Shosanna represents the picture of personal revenge. Having escaped from the Jew-hunter in 1941, we later see her under a pseudonym in Paris running a cinema in 1944. She wants revenge on the Nazis in general and Landa in particular for the loss of her family. It is personal for her.

It still begs the question, is revenge ever acceptable? When it is national, it is distant, impersonal. But when our own kin have been cruelly killed, can we take matters into our hands to seek revenge? What if it is clear that justice will never be served, as in the case of Shosanna?

Revenge is a cold meal that does not satisfy. Ethically, it is not something we ought to pursue. Yet, in war there is a legitimacy to fighting against the enemy. And when civilians are placed under enemy rule through forced occupation, they have a rightful tendency to fight back. That is not really revenge, though revenge may fuel the fire, as it does for Shosanna.

Through a series of coincidental events, Joseph Goebbels picks her theater to screen the premier for his latest Nazi propaganda movie. And she hatches a plan to kill Goebbels and his cronies, one that is unknown to Raine but intersects with his own plot. There is a bitter irony as we watch dressed-up Germans vigorously enjoy seeing their sniper killing US soldiers and then we recognize that we are enjoying seeing these very same Germans die at the hands of US soldiers.
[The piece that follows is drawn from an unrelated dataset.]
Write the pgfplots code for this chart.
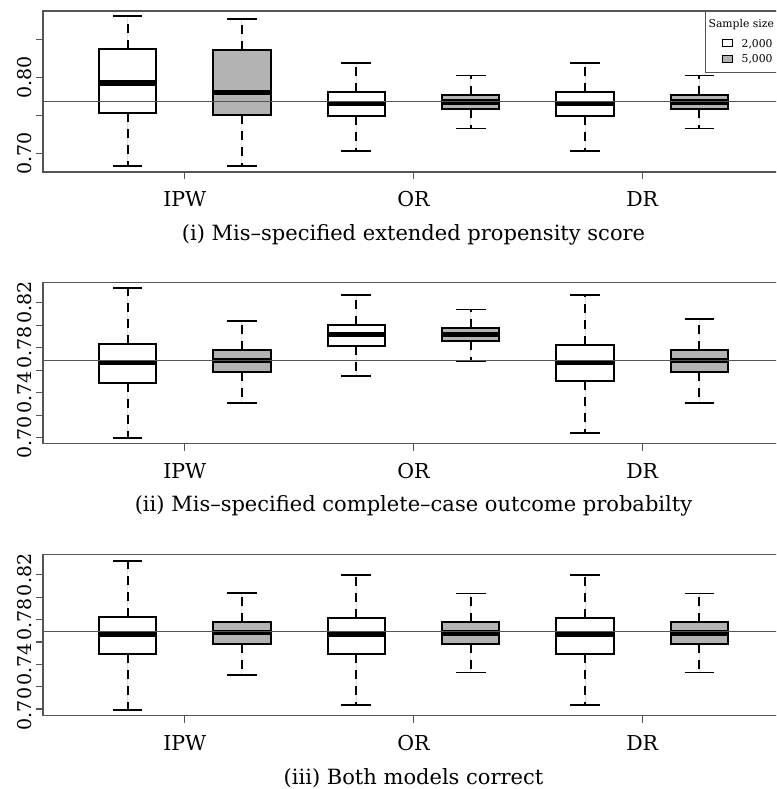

Unintended or not, Tarantino forces us to question the ethics of watching violence and killing. Should we enjoy seeing people die in stories like this? This is a tough question. Many Christians refuse to watch violent films like this one, and their conscience will prove them right (1 Cor. 10:28-29). Yet, others will feel less compelled to turn their back on such films. As long as we are watching with an eye to the message from the director and an ear for any message from the divine, we can be shrewd viewers, not taking vicarious pleasure in violence for violence sake. Tarantino has given us a well-paced and well-directed movie that makes us think. It is our job to reflect and interact with it.